Basado en el código de newsdiffs, escrito Eric Price ([email protected]), Greg Price ([email protected]), Jennifer 8. Lee ([email protected])
Bajo licencia MIT/Expat; ver LICENSE. http://github.com/ecprice/newsdiffs.
guachidog funciona con las mismas instrucciones que newsdiffs, con el requisito adicional del módulo slackclient (instalable con pip).
Para la funcionalidad de Slack es necesario crear una aplicación en Slack: https://api.slack.com/apps
La aplicación no tiene que ser pública. Los tokens de autenticación deben estar en settings.py (ver ejemplo).

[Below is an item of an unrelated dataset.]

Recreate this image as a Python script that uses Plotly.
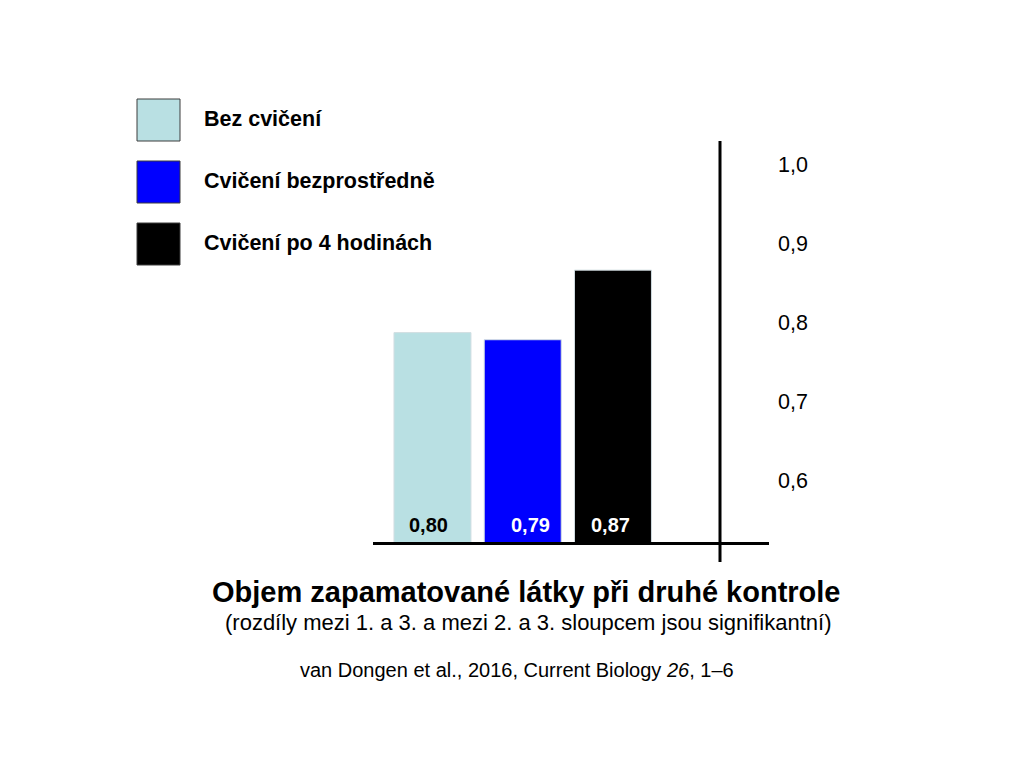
import plotly.graph_objects as go

categories = ["Bez cvičení", "Cvičení bezprostředně", "Cvičení po 4 hodinách"]
values = [0.787, 0.778, 0.866]
value_labels = ["0,80", "0,79", "0,87"]
bar_colors = ["#B9E0E3", "#0000FF", "#000000"]
label_colors = ["#000000", "#FFFFFF", "#FFFFFF"]
tick_vals = [0.6, 0.7, 0.8, 0.9, 1.0]
tick_text = ["0,6", "0,7", "0,8", "0,9", "1,0"]

title = "Objem zapamatované látky při druhé kontrole"
subtitle = "(rozdíly mezi 1. a 3. a mezi 2. a 3. sloupcem jsou signifikantní)"
citation = "van Dongen et al., 2016, Current Biology <i>26</i>, 1–6"

FONT = "Liberation Sans, Arial, sans-serif"
W, H = 1031, 757
OFF = 8  # page body margin
L, R, T, B = 373, 769, 141, 542   # plot area in screen pixels
Y_MIN, Y_MAX = 0.5222, 1.0293
label_nudge = [-4, 8, -2]  # the value labels are not quite centred in the original


def px(x):
    return (x - L) / (R - L)


def py(y):
    return (B - y) / (B - T)


fig = go.Figure(go.Bar(
    x=list(range(len(categories))), y=values, width=0.853,
    marker=dict(color=bar_colors, line=dict(color="#D2DEE2", width=1)),
    hoverinfo="skip", showlegend=False))

# value labels at the foot of each bar
for i, (lab, col) in enumerate(zip(value_labels, label_colors)):
    fig.add_annotation(x=i, y=Y_MIN, text=f"<b>{lab}</b>", showarrow=False,
                       yanchor="bottom", yshift=4, xshift=label_nudge[i],
                       font=dict(family=FONT, size=20, color=col))

# vertical axis line
fig.add_shape(type="line", xref="paper", yref="paper",
              x0=px(720), x1=px(720), y0=py(562), y1=py(141),
              line=dict(color="black", width=3))

# legend drawn by hand (big squares)
for i, (name, col) in enumerate(zip(categories, bar_colors)):
    top = 99 + i * 62
    fig.add_shape(type="rect", xref="paper", yref="paper",
                  x0=px(137), x1=px(180), y0=py(top + 42), y1=py(top),
                  fillcolor=col, line=dict(color="#3C3C3C", width=1))
    fig.add_annotation(xref="paper", yref="paper", x=px(202), y=py(top + 20),
                       text=f"<b>{name}</b>", showarrow=False,
                       xanchor="left", yanchor="middle",
                       font=dict(family=FONT, size=21.5, color="black"))

fig.add_annotation(xref="paper", yref="paper", x=px(526), y=py(592),
                   text=f"<b>{title}</b>", showarrow=False, yanchor="middle",
                   font=dict(family=FONT, size=29, color="black"))
fig.add_annotation(xref="paper", yref="paper", x=px(528), y=py(622),
                   text=subtitle, showarrow=False, yanchor="middle",
                   font=dict(family=FONT, size=22, color="black"))
fig.add_annotation(xref="paper", yref="paper", x=px(517), y=py(670),
                   text=citation, showarrow=False, yanchor="middle",
                   font=dict(family=FONT, size=20, color="black"))

fig.update_layout(
    width=W, height=H, autosize=False,
    margin=dict(l=L - OFF, r=W - R + OFF, t=T - OFF, b=H - B + OFF, pad=0),
    plot_bgcolor="white", paper_bgcolor="white",
    font=dict(family=FONT, color="black"),
    xaxis=dict(range=[-0.659, 3.729], showline=True, linecolor="black",
               linewidth=3, showticklabels=False, ticks="", showgrid=False,
               zeroline=False),
    yaxis=dict(range=[Y_MIN, Y_MAX], side="right", tickvals=tick_vals,
               ticktext=tick_text, showgrid=False, zeroline=False,
               showline=False, ticks="", ticklabelstandoff=8,
               tickfont=dict(family=FONT, size=21.5, color="black"),
               automargin=False),
)

fig.write_html("out.html")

Considerar guachidog en calidad alpha.
Instrucciones de instalación originales de newsdiffs:
You need to have installed on your local machine
- Git
- Python 2.6 or later
- Django and other Python libraries
On a Debian- or Ubuntu-based system, it may suffice (untested) to run
$ sudo apt-get install git-core python-django python-django-south python-simplejson
On Mac OS, the easiest way may be to install pip: http://www.pip-installer.org/en/latest/installing.html and then
$ pip install Django
$ python website/manage.py syncdb && python website/manage.py migrate
$ mkdir articles
Do the initial setup above. Then to start the webserver for testing:
$ python website/manage.py runserver
and visit http://localhost:8000/
Do the initial setup above. You will also need additional Python libraries; on a Debian- or Ubuntu-based system, it may suffice (untested) to run
$ sudo apt-get install python-bs4 python-beautifulsoup
on a Mac, you will want something like
$ pip install beautifulsoup4
$ pip install beautifulsoup
$ pip install html5lib
Note that we need two versions of BeautifulSoup, both 3.2 and 4.0; some websites are parsed correctly in only one version.
Then run
$ python website/manage.py scraper
This will populate the articles repository with a list of current news articles. This is a snapshot at a single time, so the website will not yet have any changes. To get changes, wait some time (say, 3 hours) and run 'python website/manage.py scraper' again. If any of the articles have changed in the intervening time, the website should display the associated changes.
The scraper will log progress to /tmp/newsdiffs_logging (which is overwritten each run) and errors to /tmp/newsdiffs/logging_errs (which is cumulative).
To run the scraper every hour, run something like:
$ while true; do python website/manage.py scraper; sleep 60m; done
or make a cron job.